═════ Supplied data
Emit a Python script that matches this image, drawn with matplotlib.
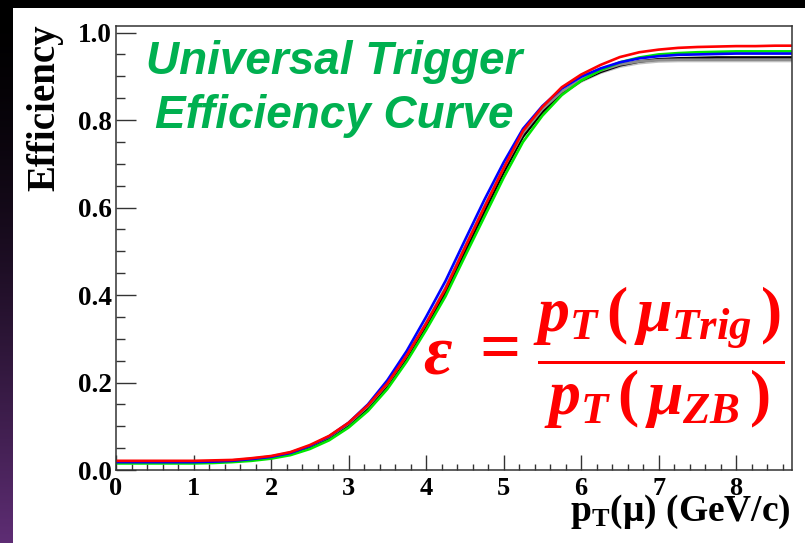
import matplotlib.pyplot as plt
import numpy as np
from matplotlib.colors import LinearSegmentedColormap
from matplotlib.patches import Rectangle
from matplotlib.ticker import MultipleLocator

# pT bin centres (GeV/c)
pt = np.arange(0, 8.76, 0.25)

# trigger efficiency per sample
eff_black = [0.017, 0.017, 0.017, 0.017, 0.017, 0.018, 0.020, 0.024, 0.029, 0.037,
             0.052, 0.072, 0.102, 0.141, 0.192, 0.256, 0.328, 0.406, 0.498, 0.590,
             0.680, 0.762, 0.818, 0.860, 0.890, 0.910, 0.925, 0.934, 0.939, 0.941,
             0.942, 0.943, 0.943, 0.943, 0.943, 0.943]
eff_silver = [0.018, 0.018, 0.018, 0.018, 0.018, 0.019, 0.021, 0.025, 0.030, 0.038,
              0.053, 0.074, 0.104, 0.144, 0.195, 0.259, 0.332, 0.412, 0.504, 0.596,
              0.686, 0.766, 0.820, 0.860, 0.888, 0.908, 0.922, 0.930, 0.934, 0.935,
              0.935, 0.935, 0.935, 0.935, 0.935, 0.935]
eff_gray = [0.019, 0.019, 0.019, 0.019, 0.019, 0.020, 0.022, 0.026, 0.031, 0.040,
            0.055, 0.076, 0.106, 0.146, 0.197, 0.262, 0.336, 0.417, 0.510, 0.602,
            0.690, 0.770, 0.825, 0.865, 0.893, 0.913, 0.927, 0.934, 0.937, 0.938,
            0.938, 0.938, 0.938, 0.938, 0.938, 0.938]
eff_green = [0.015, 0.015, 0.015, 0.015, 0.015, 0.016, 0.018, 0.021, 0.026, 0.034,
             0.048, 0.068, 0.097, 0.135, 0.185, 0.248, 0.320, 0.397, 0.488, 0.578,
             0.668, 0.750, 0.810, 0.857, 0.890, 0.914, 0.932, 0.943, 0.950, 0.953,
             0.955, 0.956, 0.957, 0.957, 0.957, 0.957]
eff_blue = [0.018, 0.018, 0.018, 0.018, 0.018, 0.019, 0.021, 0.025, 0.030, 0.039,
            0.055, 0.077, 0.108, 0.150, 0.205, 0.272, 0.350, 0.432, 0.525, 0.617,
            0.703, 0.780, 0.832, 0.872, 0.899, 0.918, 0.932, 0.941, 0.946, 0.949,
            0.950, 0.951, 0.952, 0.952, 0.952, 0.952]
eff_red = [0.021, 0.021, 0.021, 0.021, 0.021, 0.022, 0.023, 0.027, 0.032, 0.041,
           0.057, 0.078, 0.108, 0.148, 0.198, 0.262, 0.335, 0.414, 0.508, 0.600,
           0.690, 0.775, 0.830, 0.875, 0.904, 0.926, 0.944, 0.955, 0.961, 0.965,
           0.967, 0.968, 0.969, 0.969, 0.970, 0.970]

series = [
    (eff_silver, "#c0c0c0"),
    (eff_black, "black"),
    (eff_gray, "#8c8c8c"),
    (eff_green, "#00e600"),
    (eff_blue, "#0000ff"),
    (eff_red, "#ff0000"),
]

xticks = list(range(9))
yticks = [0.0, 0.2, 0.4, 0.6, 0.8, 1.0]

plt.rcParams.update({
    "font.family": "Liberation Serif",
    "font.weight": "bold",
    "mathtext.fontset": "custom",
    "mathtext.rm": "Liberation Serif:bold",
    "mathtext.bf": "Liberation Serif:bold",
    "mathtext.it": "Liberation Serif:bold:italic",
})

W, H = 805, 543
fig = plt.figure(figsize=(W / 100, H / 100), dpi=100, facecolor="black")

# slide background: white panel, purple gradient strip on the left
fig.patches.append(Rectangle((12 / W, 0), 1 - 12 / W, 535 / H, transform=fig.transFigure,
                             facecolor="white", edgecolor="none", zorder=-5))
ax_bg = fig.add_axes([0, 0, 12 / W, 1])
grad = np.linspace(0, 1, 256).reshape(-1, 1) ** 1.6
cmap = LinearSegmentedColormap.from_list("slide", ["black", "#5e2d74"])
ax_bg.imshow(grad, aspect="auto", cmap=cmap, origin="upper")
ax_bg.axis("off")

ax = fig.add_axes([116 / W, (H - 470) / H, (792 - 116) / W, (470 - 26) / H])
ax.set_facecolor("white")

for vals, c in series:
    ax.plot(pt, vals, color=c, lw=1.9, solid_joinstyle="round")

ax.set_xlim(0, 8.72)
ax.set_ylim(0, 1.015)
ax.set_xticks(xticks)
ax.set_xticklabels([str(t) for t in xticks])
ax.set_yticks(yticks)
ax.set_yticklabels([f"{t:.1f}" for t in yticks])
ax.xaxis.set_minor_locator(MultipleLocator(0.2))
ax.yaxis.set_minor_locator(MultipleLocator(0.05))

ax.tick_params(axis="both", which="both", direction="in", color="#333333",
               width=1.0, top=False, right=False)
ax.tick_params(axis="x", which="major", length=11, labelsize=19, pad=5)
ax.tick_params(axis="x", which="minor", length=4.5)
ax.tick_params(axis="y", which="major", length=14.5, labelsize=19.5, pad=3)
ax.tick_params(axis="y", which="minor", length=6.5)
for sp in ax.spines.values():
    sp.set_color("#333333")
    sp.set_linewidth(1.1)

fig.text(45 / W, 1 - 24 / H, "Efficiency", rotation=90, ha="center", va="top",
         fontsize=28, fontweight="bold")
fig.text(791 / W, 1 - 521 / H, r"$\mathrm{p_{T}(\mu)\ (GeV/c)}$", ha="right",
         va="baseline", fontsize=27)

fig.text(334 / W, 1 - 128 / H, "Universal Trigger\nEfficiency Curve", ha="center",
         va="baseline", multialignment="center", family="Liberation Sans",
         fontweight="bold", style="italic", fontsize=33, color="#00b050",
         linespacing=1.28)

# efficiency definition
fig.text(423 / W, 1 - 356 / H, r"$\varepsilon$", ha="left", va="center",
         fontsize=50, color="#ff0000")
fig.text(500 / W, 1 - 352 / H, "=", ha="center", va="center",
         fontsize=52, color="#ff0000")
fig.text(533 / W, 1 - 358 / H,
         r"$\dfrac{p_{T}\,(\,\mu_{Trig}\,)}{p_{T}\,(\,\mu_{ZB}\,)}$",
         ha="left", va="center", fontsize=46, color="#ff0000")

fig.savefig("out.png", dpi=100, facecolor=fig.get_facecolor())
══════════
Set exercise – Set the lines above down again, word for word, from the first through the one containing "pt = np.arange(0, 8.76, 0.25)"; pictures excluded.

Output of the exercise –
Emit a Python script that matches this image, drawn with matplotlib.
import matplotlib.pyplot as plt
import numpy as np
from matplotlib.colors import LinearSegmentedColormap
from matplotlib.patches import Rectangle
from matplotlib.ticker import MultipleLocator

# pT bin centres (GeV/c)
pt = np.arange(0, 8.76, 0.25)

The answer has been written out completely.